SHORT EXERCISE. How many of the lines contain the string "React"? Give the number, with no other words.

DATA SEGMENT.
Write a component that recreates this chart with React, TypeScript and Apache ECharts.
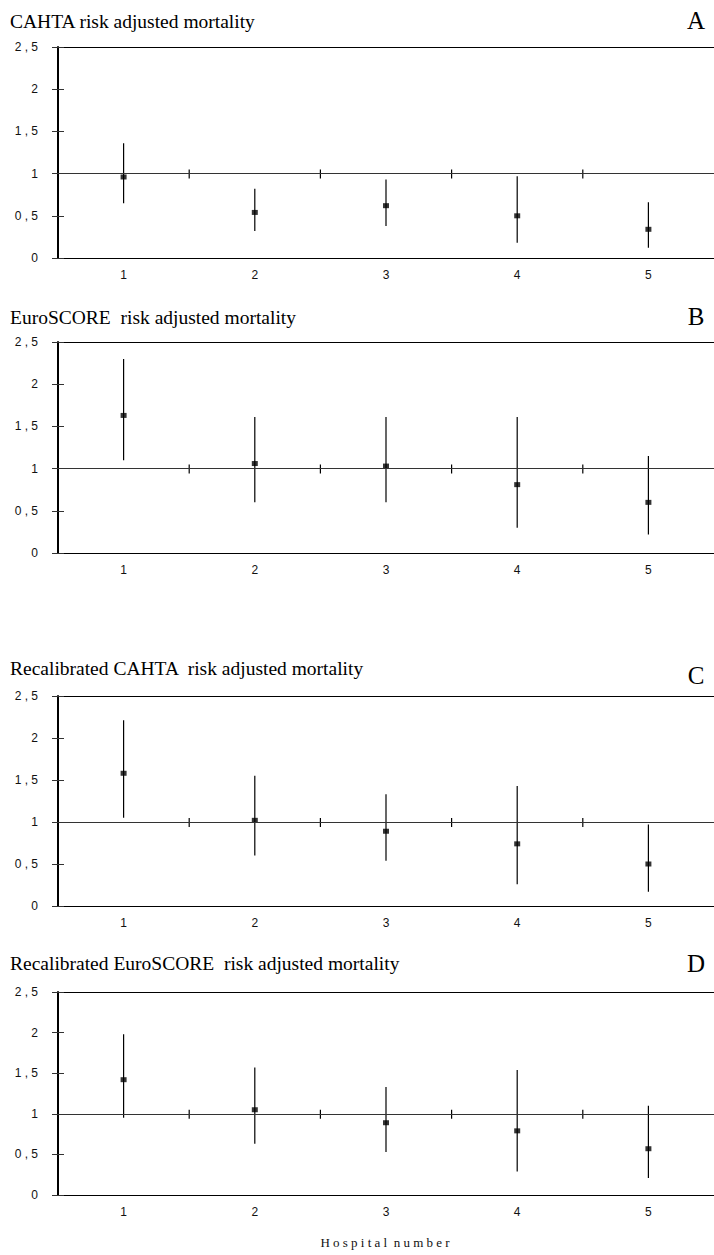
import React, { useEffect, useRef } from "react";
import * as echarts from "echarts";

// ---- data ----
const hospitals = ["1", "2", "3", "4", "5"];
const yTickLabels = ["0", "0 , 5", "1", "1 , 5", "2", "2 , 5"];

const panelTitles = [
  "CAHTA risk adjusted mortality",
  "EuroSCORE  risk adjusted mortality",
  "Recalibrated CAHTA  risk adjusted mortality",
  "Recalibrated EuroSCORE  risk adjusted mortality",
];
const panelLetters = ["A", "B", "C", "D"];
const xAxisTitle = "H o s p i t a l  n u m b e r";

const cahtaEst = [0.96, 0.54, 0.62, 0.5, 0.34];
const cahtaLow = [0.65, 0.32, 0.38, 0.18, 0.12];
const cahtaHigh = [1.36, 0.82, 0.93, 0.97, 0.66];

const euroEst = [1.63, 1.06, 1.03, 0.81, 0.6];
const euroLow = [1.1, 0.6, 0.6, 0.3, 0.22];
const euroHigh = [2.3, 1.61, 1.61, 1.61, 1.15];

const recalCahtaEst = [1.58, 1.02, 0.89, 0.74, 0.5];
const recalCahtaLow = [1.05, 0.6, 0.54, 0.26, 0.17];
const recalCahtaHigh = [2.21, 1.55, 1.33, 1.43, 0.97];

const recalEuroEst = [1.42, 1.05, 0.89, 0.79, 0.57];
const recalEuroLow = [0.95, 0.63, 0.53, 0.29, 0.21];
const recalEuroHigh = [1.98, 1.57, 1.33, 1.54, 1.1];

const reference = 1;

const panels = [
  { est: cahtaEst, low: cahtaLow, high: cahtaHigh },
  { est: euroEst, low: euroLow, high: euroHigh },
  { est: recalCahtaEst, low: recalCahtaLow, high: recalCahtaHigh },
  { est: recalEuroEst, low: recalEuroLow, high: recalEuroHigh },
];

// ---- layout ----
const gridTops = [47, 342, 696, 992];
const gridHeights = [211, 211, 210, 203];
const titleYs = [21, 317, 668, 963];
const letterYs = [20, 316, 675, 963];

const SANS = "'Liberation Sans', Arial, sans-serif";
const SERIF = "'Liberation Serif', 'Times New Roman', serif";

export default function App() {
  const ref = useRef<HTMLDivElement>(null);

  useEffect(() => {
    document.body.style.margin = "0";
    const chart = echarts.init(ref.current!, undefined, { renderer: "svg" });

    const grid: any[] = [];
    const xAxis: any[] = [];
    const yAxis: any[] = [];
    const series: any[] = [];
    const graphic: any[] = [];

    panels.forEach((p, i) => {
      grid.push({
        left: 58,
        width: 658,
        top: gridTops[i],
        height: gridHeights[i],
        show: false,
      });
      // bottom axis (labels + bottom frame line)
      xAxis.push({
        type: "category",
        gridIndex: i,
        position: "bottom",
        data: hospitals,
        boundaryGap: true,
        axisLine: { show: true, onZero: false, lineStyle: { color: "#000", width: 1 } },
        axisTick: { show: false },
        splitLine: { show: false },
        axisLabel: {
          show: true,
          margin: 11,
          fontSize: 12,
          color: "#111",
          fontFamily: SANS,
        },
      });
      // top frame line
      xAxis.push({
        type: "category",
        gridIndex: i,
        position: "top",
        data: hospitals,
        boundaryGap: true,
        axisLine: { show: true, onZero: false, lineStyle: { color: "#000", width: 1 } },
        axisTick: { show: false },
        splitLine: { show: false },
        axisLabel: { show: false },
      });
      const yBase = {
        type: "value",
        gridIndex: i,
        position: "left",
        min: 0,
        max: 2.5,
        interval: 0.5,
        splitLine: { show: false },
      };
      yAxis.push({
        ...yBase,
        axisLine: { show: true, onZero: false, lineStyle: { color: "#000", width: 2 } },
        axisTick: { show: true, length: 6, lineStyle: { color: "#333", width: 1 } },
        axisLabel: {
          show: true,
          margin: 20,
          fontSize: 12,
          color: "#111",
          fontFamily: SANS,
          formatter: (v: number) => yTickLabels[Math.round(v / 0.5)],
        },
      });
      yAxis.push({
        ...yBase,
        axisLine: { show: false, onZero: false },
        axisTick: { show: true, inside: true, length: 6, lineStyle: { color: "#333", width: 1 } },
        axisLabel: { show: false },
      });

      // error bars
      series.push({
        type: "custom",
        xAxisIndex: i * 2,
        yAxisIndex: i * 2,
        z: 3,
        data: hospitals.map((h, k) => [k, p.low[k], p.high[k]]),
        renderItem: (params: any, api: any) => {
          const x = api.value(0);
          const a = api.coord([x, api.value(1)]);
          const b = api.coord([x, api.value(2)]);
          return {
            type: "line",
            shape: { x1: a[0], y1: a[1], x2: b[0], y2: b[1] },
            style: { stroke: "#000", lineWidth: 1.2 },
          };
        },
      });

      // tick marks on the reference line at category boundaries
      series.push({
        type: "custom",
        xAxisIndex: i * 2,
        yAxisIndex: i * 2,
        z: 3,
        data: hospitals.slice(0, hospitals.length - 1).map((h, k) => [k, reference]),
        renderItem: (params: any, api: any) => {
          const c = api.coord([api.value(0), api.value(1)]);
          const w = api.size([1, 0])[0];
          const x = c[0] + w / 2;
          return {
            type: "line",
            shape: { x1: x, y1: c[1] - 4, x2: x, y2: c[1] + 5 },
            style: { stroke: "#000", lineWidth: 1.2 },
          };
        },
      });

      // point estimates + reference line
      series.push({
        type: "scatter",
        xAxisIndex: i * 2,
        yAxisIndex: i * 2,
        z: 4,
        symbol: "rect",
        symbolSize: [6, 5],
        itemStyle: { color: "#000" },
        data: hospitals.map((h, k) => [k, p.est[k]]),
        markLine: {
          silent: true,
          symbol: ["none", "none"],
          label: { show: false },
          lineStyle: { color: "#333", width: 1, type: "solid" },
          data: [{ yAxis: reference }],
        },
      });

      graphic.push({
        type: "text",
        x: 10,
        y: titleYs[i],
        style: {
          text: panelTitles[i],
          fill: "#000",
          fontSize: 19.5,
          fontFamily: SERIF,
          textAlign: "left",
          textVerticalAlign: "middle",
        },
      });
      graphic.push({
        type: "text",
        x: 696,
        y: letterYs[i],
        style: {
          text: panelLetters[i],
          fill: "#000",
          fontSize: 25,
          fontFamily: SERIF,
          textAlign: "center",
          textVerticalAlign: "middle",
        },
      });
    });

    graphic.push({
      type: "text",
      x: 385,
      y: 1242,
      style: {
        text: xAxisTitle,
        fill: "#111",
        fontSize: 13,
        fontFamily: SERIF,
        textAlign: "center",
        textVerticalAlign: "middle",
      },
    });

    chart.setOption({
      animation: false,
      backgroundColor: "#fff",
      grid,
      xAxis,
      yAxis,
      series,
      graphic,
    });

    return () => chart.dispose();
  }, []);

  return (
    <div
      ref={ref}
      style={{ position: "absolute", left: 0, top: 0, width: 714, height: 1255 }}
    />
  );
}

RESULT. 2